A practical note on Hagia Sophia: since the access changes, foreign visitors are routed to the upstairs gallery to see the Byzantine mosaics, with the ground floor kept for worshippers. The dress code still applies the moment you go in. On Fridays the visiting area closes for midday prayers (roughly 12:30 to 2:30), so plan around that if your day is tight.
My honest advice: one big, light scarf, in your bag at all times, solves the whole mosque problem and doubles as a shoulder cover-up or a wrap when the evening turns cool by the water. It is the single most useful thing a woman can pack for Istanbul.
What about shorts, swimwear, and summer heat?
Plenty of women wear shorts in Istanbul in summer, especially in the modern districts, and it is completely fine. The nuance is the same as everywhere else in this guide: great in Kadikoy or along the Bosphorus, slightly out of place in Fatih or right by a mosque. If you want the longer breakdown, we wrote a whole piece on whether you can wear shorts in Istanbul. Carry that scarf or a light cardigan so you can throw something over your shoulders the second you step into a religious site.
Swimwear is for beaches, hotel pools, and the islands only. Bikinis are normal at the beach clubs and on the Princes’ Islands. You just would not walk through the city in one, the same as you would not in any European capital.
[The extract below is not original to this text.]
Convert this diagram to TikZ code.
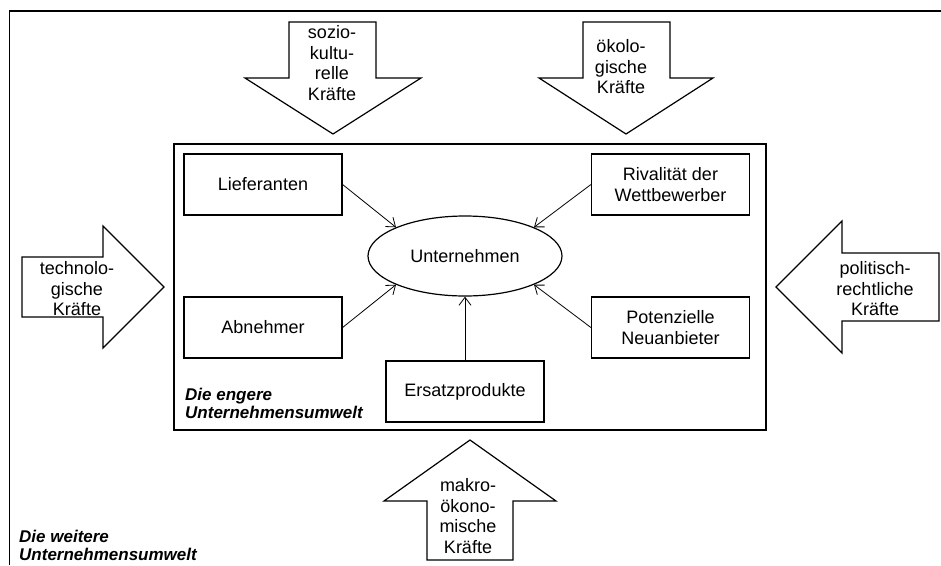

For more on how locals actually dress across the country, not only the tourist sites, our guide on how people dress in Turkey goes wider than Istanbul alone, and the best time to visit Istanbul lays out how the weather should shape your packing.
A quick season-by-season cheat sheet
- Summer (Jun to Sep): Hot and sticky. Light dresses, linen trousers, breathable tops, sandals. Keep a scarf for mosques and the sun.
- Spring and autumn (Mar to May, Oct to Nov): The sweet spot. Layers. A light jacket for the morning, lighter underneath for midday. A small umbrella is wise.
- Winter (Dec to Feb): Cold, wet, and windy off the water. A warm coat, and waterproof boots with grip, because the marble and cobbles get genuinely slippery. Add gloves and a hat for January.
A few things worth knowing before you go
You do not need to cover your head walking down the street, only inside mosques. Turkey is a secular country, and outside religious settings the choice is entirely yours. Istanbul sees millions of visitors a year, and dressing like a tourist is normal and welcome. The aim is not to disguise yourself, it is simply to be comfortable and respectful in the few settings that ask for it.
If this is your first trip and you are sizing up the city in general, you might like our honest read on whether Istanbul is a good tourist destination, and the short list of things to be careful about in Istanbul so nothing catches you off guard.
To boil it all down: dress for the weather and your own comfort, keep one scarf within reach for mosques and conservative pockets of the old city, and choose shoes that can handle hills and cobblestones. Do that and you will fit in just fine, anywhere from a Bosphorus rooftop to the courtyard of the Blue Mosque.